- Chah-e Savar Agha Location within Iran
- Coordinates: 29°35′54″N 53°57′18″E﻿ / ﻿29.59833°N 53.95500°E
- Country: Iran
- Province: Fars
- County: Bakhtegan
- District: Hana
- Rural District: Chah Gaz

Population (2016)
- • Total: 1,758
- Time zone: UTC+3:30 (IRST)

= Chah-e Savar Agha =

Village in Fars province, Iran

Chah-e Savar Agha (چاه سواراغا) is a village in, and the capital of, Chah Gaz Rural District of Hana District, Bakhtegan County, Fars province, Iran.

==Demographics==
===Population===
At the time of the 2006 National Census, the village's population was 1,158 in 260 households, when it was in Hana Rural District of the former Abadeh Tashk District of Neyriz County.
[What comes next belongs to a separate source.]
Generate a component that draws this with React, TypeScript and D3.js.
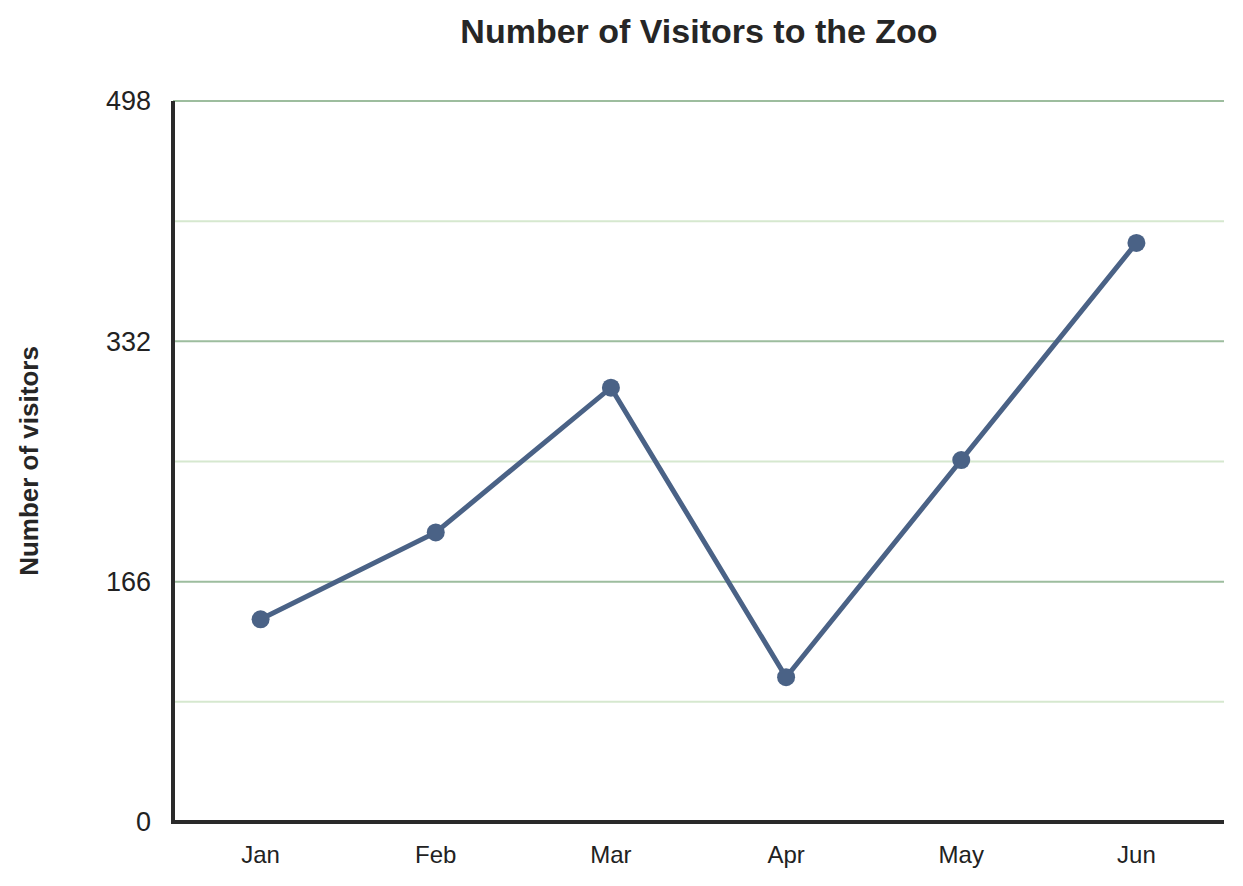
import React, { useEffect, useRef } from 'react';
import * as d3 from 'd3';

const months = ['Jan', 'Feb', 'Mar', 'Apr', 'May', 'Jun'];
const visitors = [140, 200, 300, 100, 250, 400];
const majorTicks = [0, 166, 332, 498];
const minorTicks = [83, 249, 415];

const svgWidth = 1243;
const svgHeight = 886;

const App: React.FC = () => {
  const svgRef = useRef<SVGSVGElement | null>(null);

  useEffect(() => {
    document.body.style.margin = '0';
    const margin = { top: 101, right: 19, bottom: 64, left: 173 };
    const width = svgWidth - margin.left - margin.right;
    const height = svgHeight - margin.top - margin.bottom;
    const font = '"Liberation Sans", Arial, sans-serif';

    const svg = d3.select(svgRef.current);
    svg.selectAll('*').remove();

    const x = d3.scalePoint<string>().domain(months).range([0, width]).padding(0.5);
    const y = d3.scaleLinear().domain([0, 498]).range([height, 0]);

    const g = svg.append('g').attr('transform', `translate(${margin.left},${margin.top})`);

    // 网格线
    g.selectAll('.minor')
      .data(minorTicks)
      .enter()
      .append('line')
      .attr('x1', 0)
      .attr('x2', width)
      .attr('y1', (d) => y(d))
      .attr('y2', (d) => y(d))
      .attr('stroke', '#d6e8cf')
      .attr('stroke-width', 2);

    g.selectAll('.major')
      .data(majorTicks.filter((d) => d > 0))
      .enter()
      .append('line')
      .attr('x1', 0)
      .attr('x2', width)
      .attr('y1', (d) => y(d))
      .attr('y2', (d) => y(d))
      .attr('stroke', '#9dbd9e')
      .attr('stroke-width', 2);

    // Y轴刻度
    g.selectAll('.ytick')
      .data(majorTicks)
      .enter()
      .append('text')
      .attr('x', -22)
      .attr('y', (d) => y(d))
      .attr('dy', '0.35em')
      .attr('text-anchor', 'end')
      .attr('font-family', font)
      .attr('font-size', 27)
      .attr('fill', '#222')
      .text((d) => d);

    // X轴刻度
    g.selectAll('.xtick')
      .data(months)
      .enter()
      .append('text')
      .attr('x', (d) => x(d) as number)
      .attr('y', height + 41)
      .attr('text-anchor', 'middle')
      .attr('font-family', font)
      .attr('font-size', 24)
      .attr('fill', '#222')
      .text((d) => d);

    // 坐标轴
    g.append('path')
      .attr('d', `M0,0V${height}H${width}`)
      .attr('fill', 'none')
      .attr('stroke', '#2a2a2a')
      .attr('stroke-width', 4);

    // 折线
    const line = d3
      .line<number>()
      .x((_, i) => x(months[i]) as number)
      .y((d) => y(d));

    g.append('path')
      .datum(visitors)
      .attr('d', line)
      .attr('fill', 'none')
      .attr('stroke', '#4a6286')
      .attr('stroke-width', 5);

    g.selectAll('.dot')
      .data(visitors)
      .enter()
      .append('circle')
      .attr('cx', (_, i) => x(months[i]) as number)
      .attr('cy', (d) => y(d))
      .attr('r', 9)
      .attr('fill', '#4a6286');

    // 标题
    svg
      .append('text')
      .attr('x', 699)
      .attr('y', 43)
      .attr('text-anchor', 'middle')
      .attr('font-family', font)
      .attr('font-weight', 'bold')
      .attr('font-size', 34)
      .attr('fill', '#262626')
      .text('Number of Visitors to the Zoo');

    // Y轴标签
    svg
      .append('text')
      .attr('transform', 'rotate(-90)')
      .attr('x', -461)
      .attr('y', 38)
      .attr('text-anchor', 'middle')
      .attr('font-family', font)
      .attr('font-weight', 'bold')
      .attr('font-size', 26)
      .attr('fill', '#262626')
      .text('Number of visitors');
  }, []);

  return <svg width={svgWidth} height={svgHeight} ref={svgRef} style={{ display: 'block' }}></svg>;
};

export default App;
The following census in 2011 counted 1,352 people in 341 households. The 2016 census measured the population of the village as 1,758 people in 514 households. It was the most populous village in its rural district.

In 2018, the district was separated from the county in the establishment of Bakhtegan County. Hana Rural District was transferred to the new Hana District, and Chah-e Savar Agha was transferred to Chah Gaz Rural District created in the district.